No images are to be carried over; print all other material exactly as it stands.

** Start of Information shown **

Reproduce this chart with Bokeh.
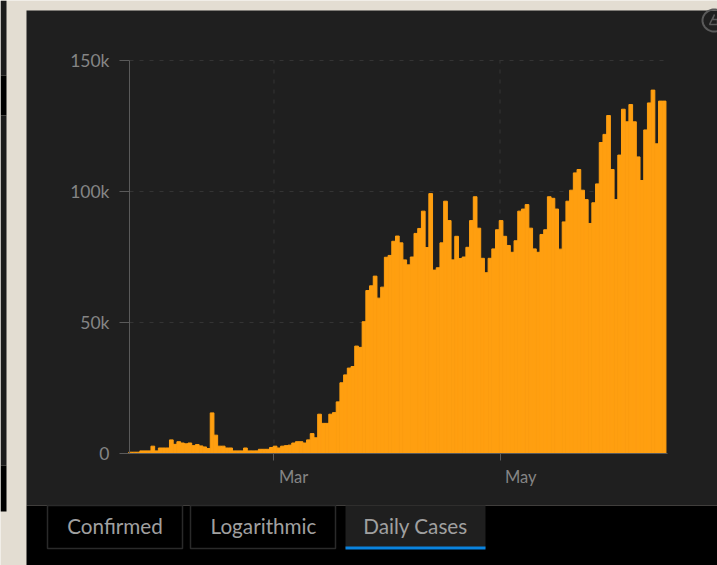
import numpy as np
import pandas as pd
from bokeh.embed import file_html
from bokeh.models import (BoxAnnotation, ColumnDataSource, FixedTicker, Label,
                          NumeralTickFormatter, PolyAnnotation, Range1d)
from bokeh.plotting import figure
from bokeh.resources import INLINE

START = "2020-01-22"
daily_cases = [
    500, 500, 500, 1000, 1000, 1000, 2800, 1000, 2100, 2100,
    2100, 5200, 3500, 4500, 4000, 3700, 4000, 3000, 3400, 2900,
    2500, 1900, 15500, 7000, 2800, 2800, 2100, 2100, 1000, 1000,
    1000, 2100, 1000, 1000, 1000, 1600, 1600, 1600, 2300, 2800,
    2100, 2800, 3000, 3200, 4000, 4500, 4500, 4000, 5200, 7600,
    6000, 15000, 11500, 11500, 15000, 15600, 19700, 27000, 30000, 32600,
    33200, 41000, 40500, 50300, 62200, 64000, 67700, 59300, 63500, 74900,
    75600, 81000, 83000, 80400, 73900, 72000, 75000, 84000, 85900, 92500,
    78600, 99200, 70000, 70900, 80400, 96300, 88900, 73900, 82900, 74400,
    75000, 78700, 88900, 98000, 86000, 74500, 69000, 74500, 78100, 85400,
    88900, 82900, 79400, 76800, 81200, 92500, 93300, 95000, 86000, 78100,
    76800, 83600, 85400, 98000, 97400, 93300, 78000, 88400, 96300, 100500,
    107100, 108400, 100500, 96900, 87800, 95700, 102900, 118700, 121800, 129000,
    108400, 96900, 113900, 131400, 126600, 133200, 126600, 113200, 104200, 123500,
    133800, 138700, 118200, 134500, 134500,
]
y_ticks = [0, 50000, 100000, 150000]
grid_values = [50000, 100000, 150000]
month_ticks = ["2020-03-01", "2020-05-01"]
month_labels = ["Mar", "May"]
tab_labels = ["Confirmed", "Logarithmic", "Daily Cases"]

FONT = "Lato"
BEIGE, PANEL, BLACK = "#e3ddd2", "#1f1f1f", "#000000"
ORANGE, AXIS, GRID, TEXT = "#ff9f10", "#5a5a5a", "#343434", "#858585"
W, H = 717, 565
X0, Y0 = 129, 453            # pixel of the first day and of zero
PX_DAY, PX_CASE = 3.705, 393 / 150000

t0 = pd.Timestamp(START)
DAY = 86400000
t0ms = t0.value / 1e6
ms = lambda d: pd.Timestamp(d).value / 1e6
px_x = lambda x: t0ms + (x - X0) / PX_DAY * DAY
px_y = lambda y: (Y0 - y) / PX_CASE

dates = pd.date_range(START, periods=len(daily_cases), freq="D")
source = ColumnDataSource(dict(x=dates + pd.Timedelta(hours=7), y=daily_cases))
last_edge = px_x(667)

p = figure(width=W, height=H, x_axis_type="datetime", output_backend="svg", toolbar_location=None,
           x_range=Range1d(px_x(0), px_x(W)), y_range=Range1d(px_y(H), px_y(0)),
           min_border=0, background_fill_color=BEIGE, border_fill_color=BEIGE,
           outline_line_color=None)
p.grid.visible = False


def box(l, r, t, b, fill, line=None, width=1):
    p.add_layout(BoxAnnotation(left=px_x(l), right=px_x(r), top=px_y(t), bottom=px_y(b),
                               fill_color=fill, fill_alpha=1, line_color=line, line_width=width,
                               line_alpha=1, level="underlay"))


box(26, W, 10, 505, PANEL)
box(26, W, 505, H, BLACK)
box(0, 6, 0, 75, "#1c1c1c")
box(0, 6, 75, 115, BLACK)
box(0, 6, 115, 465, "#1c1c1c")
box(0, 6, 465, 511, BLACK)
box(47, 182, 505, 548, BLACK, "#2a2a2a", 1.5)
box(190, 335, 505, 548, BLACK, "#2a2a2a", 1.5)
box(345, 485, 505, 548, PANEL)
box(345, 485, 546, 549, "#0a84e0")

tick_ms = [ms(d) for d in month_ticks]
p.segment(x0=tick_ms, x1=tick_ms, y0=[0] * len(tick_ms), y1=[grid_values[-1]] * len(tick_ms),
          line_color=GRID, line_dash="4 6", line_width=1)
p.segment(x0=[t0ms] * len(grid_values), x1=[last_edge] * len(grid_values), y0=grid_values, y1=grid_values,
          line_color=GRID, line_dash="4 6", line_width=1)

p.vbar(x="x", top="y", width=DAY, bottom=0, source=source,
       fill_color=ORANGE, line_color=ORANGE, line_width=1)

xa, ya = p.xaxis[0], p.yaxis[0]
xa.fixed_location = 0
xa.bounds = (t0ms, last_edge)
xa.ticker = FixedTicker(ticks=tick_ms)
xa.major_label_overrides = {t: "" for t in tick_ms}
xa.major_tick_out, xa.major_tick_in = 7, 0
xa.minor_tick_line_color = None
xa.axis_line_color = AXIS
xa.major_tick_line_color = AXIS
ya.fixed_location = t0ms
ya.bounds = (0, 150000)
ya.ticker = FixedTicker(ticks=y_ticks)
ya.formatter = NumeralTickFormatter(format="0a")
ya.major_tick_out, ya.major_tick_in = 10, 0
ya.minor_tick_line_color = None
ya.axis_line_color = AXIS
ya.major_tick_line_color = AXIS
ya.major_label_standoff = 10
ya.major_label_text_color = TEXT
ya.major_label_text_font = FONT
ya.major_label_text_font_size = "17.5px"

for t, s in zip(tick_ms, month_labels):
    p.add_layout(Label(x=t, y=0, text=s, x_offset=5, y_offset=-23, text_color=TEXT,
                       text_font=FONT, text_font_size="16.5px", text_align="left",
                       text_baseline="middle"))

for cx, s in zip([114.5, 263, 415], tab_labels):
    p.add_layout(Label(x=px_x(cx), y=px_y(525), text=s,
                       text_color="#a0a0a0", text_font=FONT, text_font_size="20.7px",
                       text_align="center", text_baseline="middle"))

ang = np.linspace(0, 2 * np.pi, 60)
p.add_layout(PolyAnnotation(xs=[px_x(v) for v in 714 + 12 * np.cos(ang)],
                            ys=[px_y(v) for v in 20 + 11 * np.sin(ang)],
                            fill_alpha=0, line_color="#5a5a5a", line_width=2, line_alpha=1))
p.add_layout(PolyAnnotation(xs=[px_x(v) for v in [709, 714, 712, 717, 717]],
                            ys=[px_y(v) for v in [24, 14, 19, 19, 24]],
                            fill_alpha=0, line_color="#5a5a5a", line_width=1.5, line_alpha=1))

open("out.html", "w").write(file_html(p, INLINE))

** End of Information shown **

• **Written response**:
Reproduce this chart with Bokeh.
import numpy as np
import pandas as pd
from bokeh.embed import file_html
from bokeh.models import (BoxAnnotation, ColumnDataSource, FixedTicker, Label,
                          NumeralTickFormatter, PolyAnnotation, Range1d)
from bokeh.plotting import figure
from bokeh.resources import INLINE

START = "2020-01-22"
daily_cases = [
    500, 500, 500, 1000, 1000, 1000, 2800, 1000, 2100, 2100,
    2100, 5200, 3500, 4500, 4000, 3700, 4000, 3000, 3400, 2900,
    2500, 1900, 15500, 7000, 2800, 2800, 2100, 2100, 1000, 1000,
    1000, 2100, 1000, 1000, 1000, 1600, 1600, 1600, 2300, 2800,
    2100, 2800, 3000, 3200, 4000, 4500, 4500, 4000, 5200, 7600,
    6000, 15000, 11500, 11500, 15000, 15600, 19700, 27000, 30000, 32600,
    33200, 41000, 40500, 50300, 62200, 64000, 67700, 59300, 63500, 74900,
    75600, 81000, 83000, 80400, 73900, 72000, 75000, 84000, 85900, 92500,
    78600, 99200, 70000, 70900, 80400, 96300, 88900, 73900, 82900, 74400,
    75000, 78700, 88900, 98000, 86000, 74500, 69000, 74500, 78100, 85400,
    88900, 82900, 79400, 76800, 81200, 92500, 93300, 95000, 86000, 78100,
    76800, 83600, 85400, 98000, 97400, 93300, 78000, 88400, 96300, 100500,
    107100, 108400, 100500, 96900, 87800, 95700, 102900, 118700, 121800, 129000,
    108400, 96900, 113900, 131400, 126600, 133200, 126600, 113200, 104200, 123500,
    133800, 138700, 118200, 134500, 134500,
]
y_ticks = [0, 50000, 100000, 150000]
grid_values = [50000, 100000, 150000]
month_ticks = ["2020-03-01", "2020-05-01"]
month_labels = ["Mar", "May"]
tab_labels = ["Confirmed", "Logarithmic", "Daily Cases"]

FONT = "Lato"
BEIGE, PANEL, BLACK = "#e3ddd2", "#1f1f1f", "#000000"
ORANGE, AXIS, GRID, TEXT = "#ff9f10", "#5a5a5a", "#343434", "#858585"
W, H = 717, 565
X0, Y0 = 129, 453            # pixel of the first day and of zero
PX_DAY, PX_CASE = 3.705, 393 / 150000

t0 = pd.Timestamp(START)
DAY = 86400000
t0ms = t0.value / 1e6
ms = lambda d: pd.Timestamp(d).value / 1e6
px_x = lambda x: t0ms + (x - X0) / PX_DAY * DAY
px_y = lambda y: (Y0 - y) / PX_CASE

dates = pd.date_range(START, periods=len(daily_cases), freq="D")
source = ColumnDataSource(dict(x=dates + pd.Timedelta(hours=7), y=daily_cases))
last_edge = px_x(667)

p = figure(width=W, height=H, x_axis_type="datetime", output_backend="svg", toolbar_location=None,
           x_range=Range1d(px_x(0), px_x(W)), y_range=Range1d(px_y(H), px_y(0)),
           min_border=0, background_fill_color=BEIGE, border_fill_color=BEIGE,
           outline_line_color=None)
p.grid.visible = False


def box(l, r, t, b, fill, line=None, width=1):
    p.add_layout(BoxAnnotation(left=px_x(l), right=px_x(r), top=px_y(t), bottom=px_y(b),
                               fill_color=fill, fill_alpha=1, line_color=line, line_width=width,
                               line_alpha=1, level="underlay"))


box(26, W, 10, 505, PANEL)
box(26, W, 505, H, BLACK)
box(0, 6, 0, 75, "#1c1c1c")
box(0, 6, 75, 115, BLACK)
box(0, 6, 115, 465, "#1c1c1c")
box(0, 6, 465, 511, BLACK)
box(47, 182, 505, 548, BLACK, "#2a2a2a", 1.5)
box(190, 335, 505, 548, BLACK, "#2a2a2a", 1.5)
box(345, 485, 505, 548, PANEL)
box(345, 485, 546, 549, "#0a84e0")

tick_ms = [ms(d) for d in month_ticks]
p.segment(x0=tick_ms, x1=tick_ms, y0=[0] * len(tick_ms), y1=[grid_values[-1]] * len(tick_ms),
          line_color=GRID, line_dash="4 6", line_width=1)
p.segment(x0=[t0ms] * len(grid_values), x1=[last_edge] * len(grid_values), y0=grid_values, y1=grid_values,
          line_color=GRID, line_dash="4 6", line_width=1)

p.vbar(x="x", top="y", width=DAY, bottom=0, source=source,
       fill_color=ORANGE, line_color=ORANGE, line_width=1)

xa, ya = p.xaxis[0], p.yaxis[0]
xa.fixed_location = 0
xa.bounds = (t0ms, last_edge)
xa.ticker = FixedTicker(ticks=tick_ms)
xa.major_label_overrides = {t: "" for t in tick_ms}
xa.major_tick_out, xa.major_tick_in = 7, 0
xa.minor_tick_line_color = None
xa.axis_line_color = AXIS
xa.major_tick_line_color = AXIS
ya.fixed_location = t0ms
ya.bounds = (0, 150000)
ya.ticker = FixedTicker(ticks=y_ticks)
ya.formatter = NumeralTickFormatter(format="0a")
ya.major_tick_out, ya.major_tick_in = 10, 0
ya.minor_tick_line_color = None
ya.axis_line_color = AXIS
ya.major_tick_line_color = AXIS
ya.major_label_standoff = 10
ya.major_label_text_color = TEXT
ya.major_label_text_font = FONT
ya.major_label_text_font_size = "17.5px"

for t, s in zip(tick_ms, month_labels):
    p.add_layout(Label(x=t, y=0, text=s, x_offset=5, y_offset=-23, text_color=TEXT,
                       text_font=FONT, text_font_size="16.5px", text_align="left",
                       text_baseline="middle"))

for cx, s in zip([114.5, 263, 415], tab_labels):
    p.add_layout(Label(x=px_x(cx), y=px_y(525), text=s,
                       text_color="#a0a0a0", text_font=FONT, text_font_size="20.7px",
                       text_align="center", text_baseline="middle"))

ang = np.linspace(0, 2 * np.pi, 60)
p.add_layout(PolyAnnotation(xs=[px_x(v) for v in 714 + 12 * np.cos(ang)],
                            ys=[px_y(v) for v in 20 + 11 * np.sin(ang)],
                            fill_alpha=0, line_color="#5a5a5a", line_width=2, line_alpha=1))
p.add_layout(PolyAnnotation(xs=[px_x(v) for v in [709, 714, 712, 717, 717]],
                            ys=[px_y(v) for v in [24, 14, 19, 19, 24]],
                            fill_alpha=0, line_color="#5a5a5a", line_width=1.5, line_alpha=1))

open("out.html", "w").write(file_html(p, INLINE))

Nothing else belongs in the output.